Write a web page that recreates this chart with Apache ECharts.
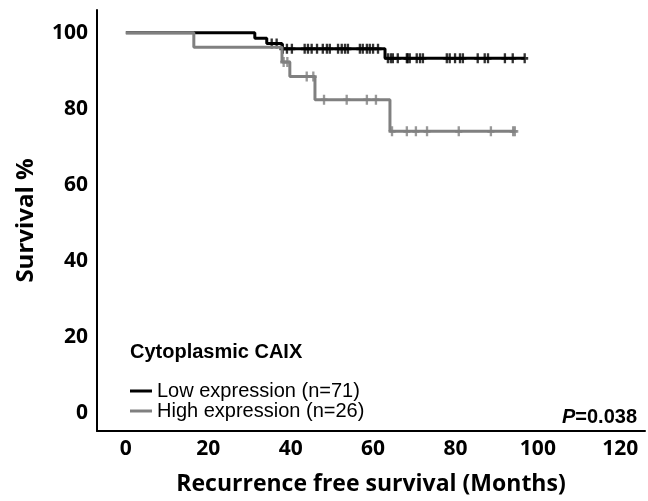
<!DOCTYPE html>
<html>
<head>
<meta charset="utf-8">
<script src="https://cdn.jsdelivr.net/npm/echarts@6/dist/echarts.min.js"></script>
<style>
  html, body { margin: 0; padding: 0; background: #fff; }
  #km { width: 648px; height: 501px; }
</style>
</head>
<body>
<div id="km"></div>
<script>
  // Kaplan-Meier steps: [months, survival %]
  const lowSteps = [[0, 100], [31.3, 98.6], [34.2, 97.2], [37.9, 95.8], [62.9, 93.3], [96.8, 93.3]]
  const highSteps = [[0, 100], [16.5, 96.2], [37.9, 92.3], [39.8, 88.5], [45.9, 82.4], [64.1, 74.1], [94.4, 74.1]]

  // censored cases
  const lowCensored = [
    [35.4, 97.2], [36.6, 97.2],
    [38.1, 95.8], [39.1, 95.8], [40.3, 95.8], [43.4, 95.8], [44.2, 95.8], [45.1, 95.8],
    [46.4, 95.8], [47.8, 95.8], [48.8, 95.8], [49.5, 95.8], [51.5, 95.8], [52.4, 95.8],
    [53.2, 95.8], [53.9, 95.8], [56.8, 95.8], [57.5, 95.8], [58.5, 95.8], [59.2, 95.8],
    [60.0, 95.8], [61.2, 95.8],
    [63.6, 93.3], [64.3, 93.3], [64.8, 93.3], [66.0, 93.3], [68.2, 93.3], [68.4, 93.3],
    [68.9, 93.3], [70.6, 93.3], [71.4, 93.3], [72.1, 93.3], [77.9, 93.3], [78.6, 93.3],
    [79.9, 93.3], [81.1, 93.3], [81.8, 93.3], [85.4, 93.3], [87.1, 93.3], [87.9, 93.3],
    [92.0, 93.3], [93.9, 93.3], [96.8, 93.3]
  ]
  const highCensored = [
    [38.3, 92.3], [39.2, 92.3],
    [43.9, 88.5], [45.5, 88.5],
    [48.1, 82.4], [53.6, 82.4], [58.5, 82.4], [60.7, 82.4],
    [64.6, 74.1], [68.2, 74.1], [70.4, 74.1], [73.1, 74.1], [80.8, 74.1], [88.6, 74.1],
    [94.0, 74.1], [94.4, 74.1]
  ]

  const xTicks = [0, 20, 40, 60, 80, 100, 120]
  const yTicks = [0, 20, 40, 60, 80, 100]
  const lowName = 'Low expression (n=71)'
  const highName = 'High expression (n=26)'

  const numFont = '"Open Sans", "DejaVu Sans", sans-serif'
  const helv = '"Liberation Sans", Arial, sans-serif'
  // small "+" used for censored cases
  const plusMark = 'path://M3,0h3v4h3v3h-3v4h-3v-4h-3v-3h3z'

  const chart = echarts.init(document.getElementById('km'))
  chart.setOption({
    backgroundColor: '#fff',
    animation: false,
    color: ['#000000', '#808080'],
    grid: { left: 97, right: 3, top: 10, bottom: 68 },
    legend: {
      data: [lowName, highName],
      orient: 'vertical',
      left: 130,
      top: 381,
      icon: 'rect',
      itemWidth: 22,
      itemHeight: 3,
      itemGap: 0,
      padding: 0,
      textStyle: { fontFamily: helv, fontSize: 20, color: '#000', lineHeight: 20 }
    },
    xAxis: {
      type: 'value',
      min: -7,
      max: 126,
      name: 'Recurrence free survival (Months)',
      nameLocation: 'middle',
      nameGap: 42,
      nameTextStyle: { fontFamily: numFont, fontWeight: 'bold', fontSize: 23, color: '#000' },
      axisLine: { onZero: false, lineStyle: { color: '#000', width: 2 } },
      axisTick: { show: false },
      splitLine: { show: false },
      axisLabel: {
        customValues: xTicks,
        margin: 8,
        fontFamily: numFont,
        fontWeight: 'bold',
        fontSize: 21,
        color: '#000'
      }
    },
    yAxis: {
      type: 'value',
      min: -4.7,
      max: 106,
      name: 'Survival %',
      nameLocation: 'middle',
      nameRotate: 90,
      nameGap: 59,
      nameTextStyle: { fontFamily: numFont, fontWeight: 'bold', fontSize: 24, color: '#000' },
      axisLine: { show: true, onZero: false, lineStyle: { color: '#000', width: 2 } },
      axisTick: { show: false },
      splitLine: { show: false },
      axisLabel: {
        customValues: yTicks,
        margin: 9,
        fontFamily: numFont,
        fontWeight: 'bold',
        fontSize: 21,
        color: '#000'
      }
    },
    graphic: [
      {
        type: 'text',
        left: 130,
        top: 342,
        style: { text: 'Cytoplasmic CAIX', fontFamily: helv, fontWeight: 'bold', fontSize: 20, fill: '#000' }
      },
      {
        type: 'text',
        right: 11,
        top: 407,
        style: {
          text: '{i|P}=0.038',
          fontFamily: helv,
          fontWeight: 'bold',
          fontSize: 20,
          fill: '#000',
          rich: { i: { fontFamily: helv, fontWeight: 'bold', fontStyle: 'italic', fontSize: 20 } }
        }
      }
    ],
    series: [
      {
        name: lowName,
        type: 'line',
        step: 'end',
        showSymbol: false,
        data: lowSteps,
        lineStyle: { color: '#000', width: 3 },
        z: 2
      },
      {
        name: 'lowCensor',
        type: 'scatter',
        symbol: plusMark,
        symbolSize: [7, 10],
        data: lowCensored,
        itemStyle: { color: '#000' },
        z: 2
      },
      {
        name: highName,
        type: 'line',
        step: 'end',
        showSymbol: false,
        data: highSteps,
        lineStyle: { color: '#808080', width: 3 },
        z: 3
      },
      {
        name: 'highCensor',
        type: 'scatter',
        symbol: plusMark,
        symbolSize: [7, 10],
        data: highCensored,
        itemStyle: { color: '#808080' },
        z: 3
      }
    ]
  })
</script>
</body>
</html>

**TASK:** Each line from the top of the material through the line containing "const plusMark = 'path://M3,0h3v4h3v3h-3v4h-3v-4h-3v-3h3z'" should be reproduced exactly; please drop any images.

**WRITTEN REPLY:**
Write a web page that recreates this chart with Apache ECharts.
<!DOCTYPE html>
<html>
<head>
<meta charset="utf-8">
<script src="https://cdn.jsdelivr.net/npm/echarts@6/dist/echarts.min.js"></script>
<style>
  html, body { margin: 0; padding: 0; background: #fff; }
  #km { width: 648px; height: 501px; }
</style>
</head>
<body>
<div id="km"></div>
<script>
  // Kaplan-Meier steps: [months, survival %]
  const lowSteps = [[0, 100], [31.3, 98.6], [34.2, 97.2], [37.9, 95.8], [62.9, 93.3], [96.8, 93.3]]
  const highSteps = [[0, 100], [16.5, 96.2], [37.9, 92.3], [39.8, 88.5], [45.9, 82.4], [64.1, 74.1], [94.4, 74.1]]

  // censored cases
  const lowCensored = [
    [35.4, 97.2], [36.6, 97.2],
    [38.1, 95.8], [39.1, 95.8], [40.3, 95.8], [43.4, 95.8], [44.2, 95.8], [45.1, 95.8],
    [46.4, 95.8], [47.8, 95.8], [48.8, 95.8], [49.5, 95.8], [51.5, 95.8], [52.4, 95.8],
    [53.2, 95.8], [53.9, 95.8], [56.8, 95.8], [57.5, 95.8], [58.5, 95.8], [59.2, 95.8],
    [60.0, 95.8], [61.2, 95.8],
    [63.6, 93.3], [64.3, 93.3], [64.8, 93.3], [66.0, 93.3], [68.2, 93.3], [68.4, 93.3],
    [68.9, 93.3], [70.6, 93.3], [71.4, 93.3], [72.1, 93.3], [77.9, 93.3], [78.6, 93.3],
    [79.9, 93.3], [81.1, 93.3], [81.8, 93.3], [85.4, 93.3], [87.1, 93.3], [87.9, 93.3],
    [92.0, 93.3], [93.9, 93.3], [96.8, 93.3]
  ]
  const highCensored = [
    [38.3, 92.3], [39.2, 92.3],
    [43.9, 88.5], [45.5, 88.5],
    [48.1, 82.4], [53.6, 82.4], [58.5, 82.4], [60.7, 82.4],
    [64.6, 74.1], [68.2, 74.1], [70.4, 74.1], [73.1, 74.1], [80.8, 74.1], [88.6, 74.1],
    [94.0, 74.1], [94.4, 74.1]
  ]

  const xTicks = [0, 20, 40, 60, 80, 100, 120]
  const yTicks = [0, 20, 40, 60, 80, 100]
  const lowName = 'Low expression (n=71)'
  const highName = 'High expression (n=26)'

  const numFont = '"Open Sans", "DejaVu Sans", sans-serif'
  const helv = '"Liberation Sans", Arial, sans-serif'
  // small "+" used for censored cases
  const plusMark = 'path://M3,0h3v4h3v3h-3v4h-3v-4h-3v-3h3z'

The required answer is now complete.